| PROMPT |
Skip all pictures. Write out the data below from its first line through the line that contains "plt.rcParams['axes.unicode_minus'] = False".
►
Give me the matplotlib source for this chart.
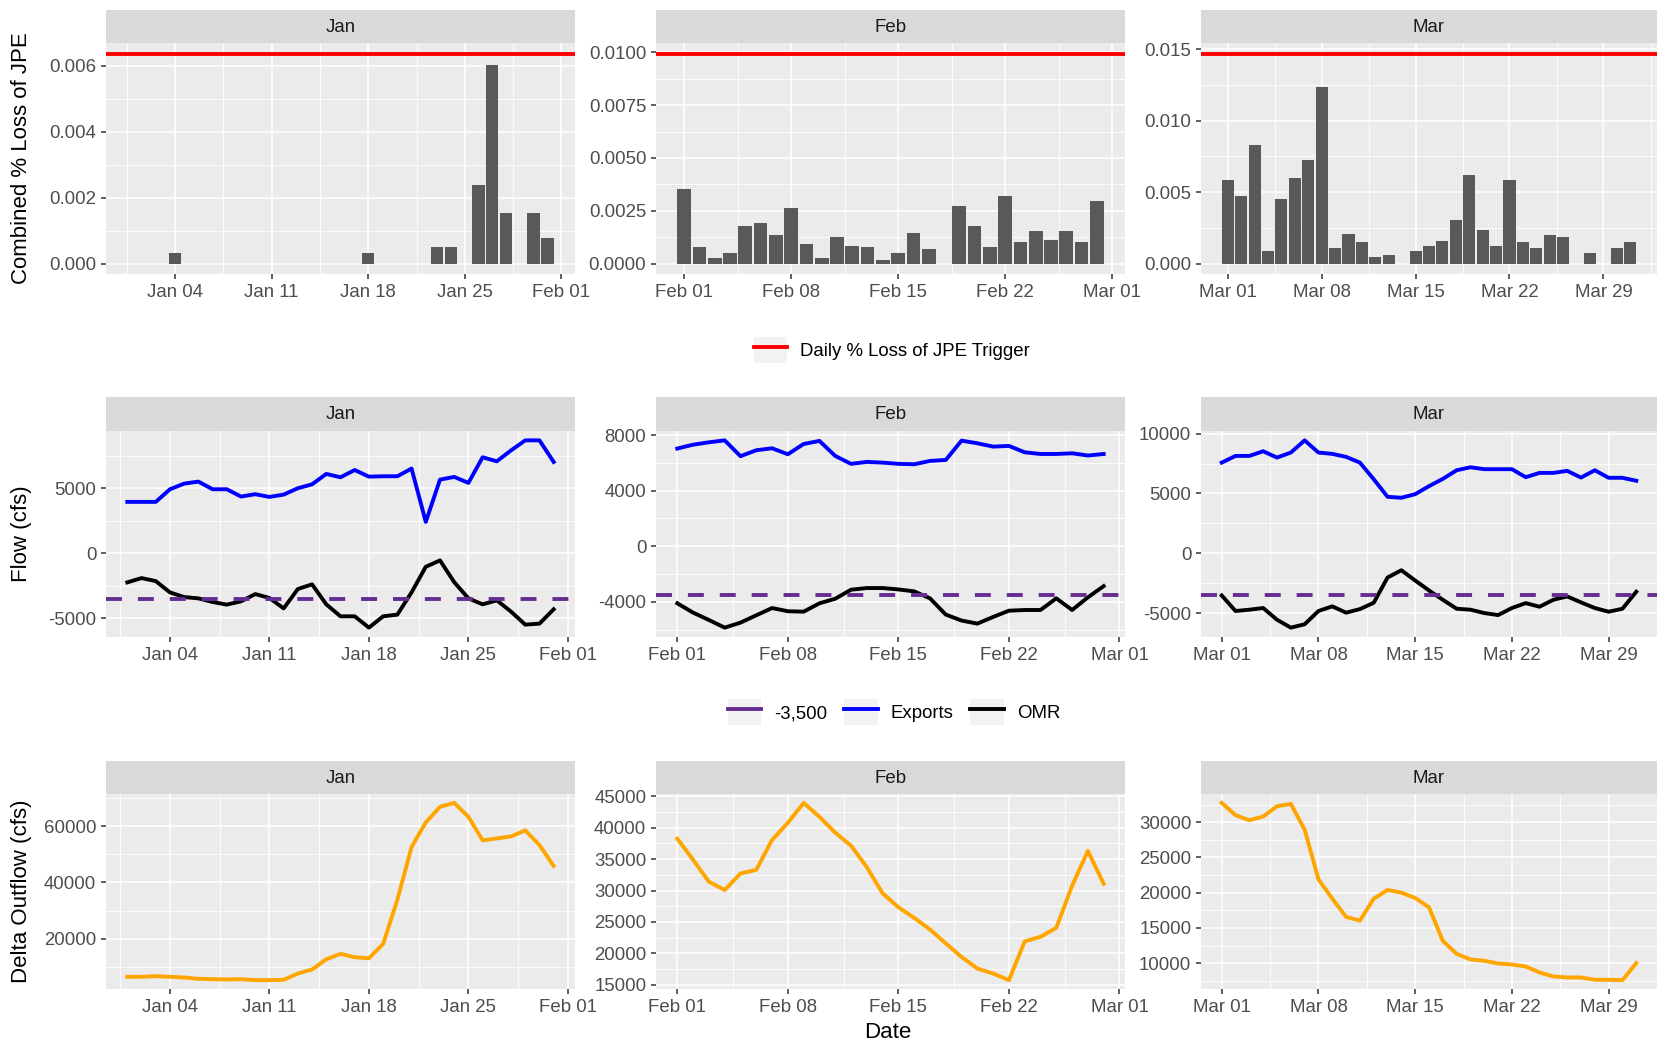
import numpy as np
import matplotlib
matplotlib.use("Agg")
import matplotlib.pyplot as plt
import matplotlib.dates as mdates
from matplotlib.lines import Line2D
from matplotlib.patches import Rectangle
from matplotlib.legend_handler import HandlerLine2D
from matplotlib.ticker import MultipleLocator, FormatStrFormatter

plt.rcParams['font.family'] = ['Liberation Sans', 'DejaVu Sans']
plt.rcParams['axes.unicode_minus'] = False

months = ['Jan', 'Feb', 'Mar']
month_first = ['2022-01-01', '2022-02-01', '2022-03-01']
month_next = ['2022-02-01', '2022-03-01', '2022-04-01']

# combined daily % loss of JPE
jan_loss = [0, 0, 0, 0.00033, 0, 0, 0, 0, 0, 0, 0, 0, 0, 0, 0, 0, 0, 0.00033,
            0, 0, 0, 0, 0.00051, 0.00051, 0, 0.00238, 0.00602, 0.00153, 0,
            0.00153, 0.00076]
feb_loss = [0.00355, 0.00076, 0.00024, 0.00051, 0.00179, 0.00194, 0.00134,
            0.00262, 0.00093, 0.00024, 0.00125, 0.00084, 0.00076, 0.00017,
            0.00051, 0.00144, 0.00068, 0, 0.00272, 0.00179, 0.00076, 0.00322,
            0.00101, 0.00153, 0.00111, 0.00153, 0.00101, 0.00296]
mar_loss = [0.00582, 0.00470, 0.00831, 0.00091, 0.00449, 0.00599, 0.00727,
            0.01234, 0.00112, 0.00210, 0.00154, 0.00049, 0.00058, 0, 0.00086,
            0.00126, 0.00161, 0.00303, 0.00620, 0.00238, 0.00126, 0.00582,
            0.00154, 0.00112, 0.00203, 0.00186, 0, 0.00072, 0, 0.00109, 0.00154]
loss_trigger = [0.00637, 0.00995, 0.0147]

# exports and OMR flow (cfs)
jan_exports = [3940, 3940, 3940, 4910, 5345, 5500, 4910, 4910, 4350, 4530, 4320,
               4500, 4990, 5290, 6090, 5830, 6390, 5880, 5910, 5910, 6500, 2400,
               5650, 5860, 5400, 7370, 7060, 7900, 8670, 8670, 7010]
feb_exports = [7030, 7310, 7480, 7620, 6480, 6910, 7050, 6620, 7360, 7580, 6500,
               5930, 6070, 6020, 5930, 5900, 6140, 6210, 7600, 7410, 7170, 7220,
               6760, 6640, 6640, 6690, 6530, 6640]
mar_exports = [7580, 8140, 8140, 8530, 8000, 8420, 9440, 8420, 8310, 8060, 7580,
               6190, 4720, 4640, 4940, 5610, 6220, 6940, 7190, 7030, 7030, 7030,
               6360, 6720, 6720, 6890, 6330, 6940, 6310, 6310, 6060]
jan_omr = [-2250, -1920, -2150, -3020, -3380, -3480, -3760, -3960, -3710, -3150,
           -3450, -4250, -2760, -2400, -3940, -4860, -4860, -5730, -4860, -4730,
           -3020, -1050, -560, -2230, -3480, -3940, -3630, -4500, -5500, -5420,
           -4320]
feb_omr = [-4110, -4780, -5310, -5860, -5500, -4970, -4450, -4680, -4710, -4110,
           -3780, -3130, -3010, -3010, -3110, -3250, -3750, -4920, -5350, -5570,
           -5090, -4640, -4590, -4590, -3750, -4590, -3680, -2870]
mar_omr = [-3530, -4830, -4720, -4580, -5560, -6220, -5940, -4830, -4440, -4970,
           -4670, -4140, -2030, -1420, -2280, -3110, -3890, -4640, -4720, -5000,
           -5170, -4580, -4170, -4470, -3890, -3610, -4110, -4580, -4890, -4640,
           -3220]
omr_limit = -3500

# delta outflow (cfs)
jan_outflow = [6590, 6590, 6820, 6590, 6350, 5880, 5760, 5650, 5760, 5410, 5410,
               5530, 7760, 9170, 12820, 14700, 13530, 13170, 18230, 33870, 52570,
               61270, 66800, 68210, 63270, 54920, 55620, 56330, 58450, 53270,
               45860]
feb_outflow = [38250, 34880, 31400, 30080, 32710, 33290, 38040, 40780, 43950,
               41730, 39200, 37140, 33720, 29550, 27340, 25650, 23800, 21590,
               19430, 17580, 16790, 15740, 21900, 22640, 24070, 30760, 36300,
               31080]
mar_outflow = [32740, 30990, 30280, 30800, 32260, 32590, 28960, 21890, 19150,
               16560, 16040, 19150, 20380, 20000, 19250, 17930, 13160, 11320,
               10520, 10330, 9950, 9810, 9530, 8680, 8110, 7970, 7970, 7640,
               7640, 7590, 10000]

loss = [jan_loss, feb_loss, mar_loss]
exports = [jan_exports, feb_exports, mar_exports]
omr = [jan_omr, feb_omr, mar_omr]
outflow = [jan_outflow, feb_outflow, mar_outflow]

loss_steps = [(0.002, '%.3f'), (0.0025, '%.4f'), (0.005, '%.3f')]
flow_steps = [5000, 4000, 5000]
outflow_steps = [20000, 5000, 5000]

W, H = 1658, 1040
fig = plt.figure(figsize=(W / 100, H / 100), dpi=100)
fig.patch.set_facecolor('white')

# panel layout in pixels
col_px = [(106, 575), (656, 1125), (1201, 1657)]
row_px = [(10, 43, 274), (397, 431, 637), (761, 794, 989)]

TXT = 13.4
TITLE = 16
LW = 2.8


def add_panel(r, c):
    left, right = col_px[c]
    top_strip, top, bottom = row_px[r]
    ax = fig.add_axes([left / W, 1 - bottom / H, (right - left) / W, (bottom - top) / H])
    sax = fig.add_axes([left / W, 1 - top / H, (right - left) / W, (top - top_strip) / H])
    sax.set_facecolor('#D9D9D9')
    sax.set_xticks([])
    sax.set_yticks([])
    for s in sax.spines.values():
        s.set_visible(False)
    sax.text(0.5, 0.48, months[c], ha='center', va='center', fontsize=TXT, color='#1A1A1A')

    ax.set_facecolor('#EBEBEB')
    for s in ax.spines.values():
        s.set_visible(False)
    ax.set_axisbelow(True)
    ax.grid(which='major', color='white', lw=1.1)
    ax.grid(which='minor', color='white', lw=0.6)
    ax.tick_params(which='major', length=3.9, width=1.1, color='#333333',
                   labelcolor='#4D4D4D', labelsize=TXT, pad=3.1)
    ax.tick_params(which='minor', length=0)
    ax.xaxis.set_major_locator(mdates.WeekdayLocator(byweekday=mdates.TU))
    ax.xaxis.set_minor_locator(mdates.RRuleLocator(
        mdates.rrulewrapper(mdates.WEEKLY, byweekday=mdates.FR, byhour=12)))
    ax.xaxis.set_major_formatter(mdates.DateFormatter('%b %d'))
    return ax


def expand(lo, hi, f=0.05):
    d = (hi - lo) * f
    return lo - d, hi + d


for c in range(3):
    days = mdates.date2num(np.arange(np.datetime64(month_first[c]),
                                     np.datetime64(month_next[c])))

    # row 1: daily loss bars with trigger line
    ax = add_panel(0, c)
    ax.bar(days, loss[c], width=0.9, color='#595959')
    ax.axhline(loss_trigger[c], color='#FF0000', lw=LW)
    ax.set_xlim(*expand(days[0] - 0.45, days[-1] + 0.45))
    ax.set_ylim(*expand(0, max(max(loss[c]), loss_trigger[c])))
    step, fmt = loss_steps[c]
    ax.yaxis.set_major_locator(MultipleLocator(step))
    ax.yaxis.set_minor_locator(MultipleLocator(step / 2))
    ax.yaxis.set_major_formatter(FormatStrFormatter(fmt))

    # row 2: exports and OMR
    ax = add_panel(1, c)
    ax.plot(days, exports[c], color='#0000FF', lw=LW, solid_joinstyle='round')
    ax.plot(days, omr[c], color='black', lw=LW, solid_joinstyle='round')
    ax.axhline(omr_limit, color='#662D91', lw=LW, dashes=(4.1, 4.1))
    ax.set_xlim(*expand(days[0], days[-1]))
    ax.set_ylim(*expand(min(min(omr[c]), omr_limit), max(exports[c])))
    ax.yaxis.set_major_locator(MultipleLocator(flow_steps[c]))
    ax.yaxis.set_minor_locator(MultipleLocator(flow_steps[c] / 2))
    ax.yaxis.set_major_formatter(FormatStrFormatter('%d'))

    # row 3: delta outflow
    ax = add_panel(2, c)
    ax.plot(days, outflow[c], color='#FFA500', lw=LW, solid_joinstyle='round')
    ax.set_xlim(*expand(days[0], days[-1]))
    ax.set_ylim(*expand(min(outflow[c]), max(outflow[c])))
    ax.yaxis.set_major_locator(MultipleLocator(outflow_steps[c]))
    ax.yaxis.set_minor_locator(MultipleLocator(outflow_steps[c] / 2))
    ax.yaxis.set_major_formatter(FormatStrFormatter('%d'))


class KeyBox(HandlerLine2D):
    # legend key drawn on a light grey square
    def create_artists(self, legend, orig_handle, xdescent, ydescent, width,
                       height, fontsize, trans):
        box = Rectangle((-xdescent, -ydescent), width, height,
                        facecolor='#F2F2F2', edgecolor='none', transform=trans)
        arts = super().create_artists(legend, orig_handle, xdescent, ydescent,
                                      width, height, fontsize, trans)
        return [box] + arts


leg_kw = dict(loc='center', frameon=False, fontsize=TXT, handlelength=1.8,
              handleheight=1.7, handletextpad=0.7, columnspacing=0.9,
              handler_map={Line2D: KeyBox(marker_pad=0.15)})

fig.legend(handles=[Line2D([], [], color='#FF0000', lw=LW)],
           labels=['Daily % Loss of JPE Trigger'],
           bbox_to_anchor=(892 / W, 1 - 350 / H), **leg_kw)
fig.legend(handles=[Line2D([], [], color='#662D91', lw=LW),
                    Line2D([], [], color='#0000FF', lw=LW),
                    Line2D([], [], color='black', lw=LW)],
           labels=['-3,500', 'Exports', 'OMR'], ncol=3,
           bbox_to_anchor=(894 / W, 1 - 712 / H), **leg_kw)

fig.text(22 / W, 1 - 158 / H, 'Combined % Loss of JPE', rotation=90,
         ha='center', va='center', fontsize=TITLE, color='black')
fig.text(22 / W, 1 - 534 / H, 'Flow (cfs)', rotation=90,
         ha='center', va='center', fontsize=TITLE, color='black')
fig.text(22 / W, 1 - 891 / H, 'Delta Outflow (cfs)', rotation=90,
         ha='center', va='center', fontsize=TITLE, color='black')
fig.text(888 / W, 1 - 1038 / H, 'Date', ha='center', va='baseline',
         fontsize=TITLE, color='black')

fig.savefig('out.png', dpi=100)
◄
| OUTPUT BELOW |
Give me the matplotlib source for this chart.
import numpy as np
import matplotlib
matplotlib.use("Agg")
import matplotlib.pyplot as plt
import matplotlib.dates as mdates
from matplotlib.lines import Line2D
from matplotlib.patches import Rectangle
from matplotlib.legend_handler import HandlerLine2D
from matplotlib.ticker import MultipleLocator, FormatStrFormatter

plt.rcParams['font.family'] = ['Liberation Sans', 'DejaVu Sans']
plt.rcParams['axes.unicode_minus'] = False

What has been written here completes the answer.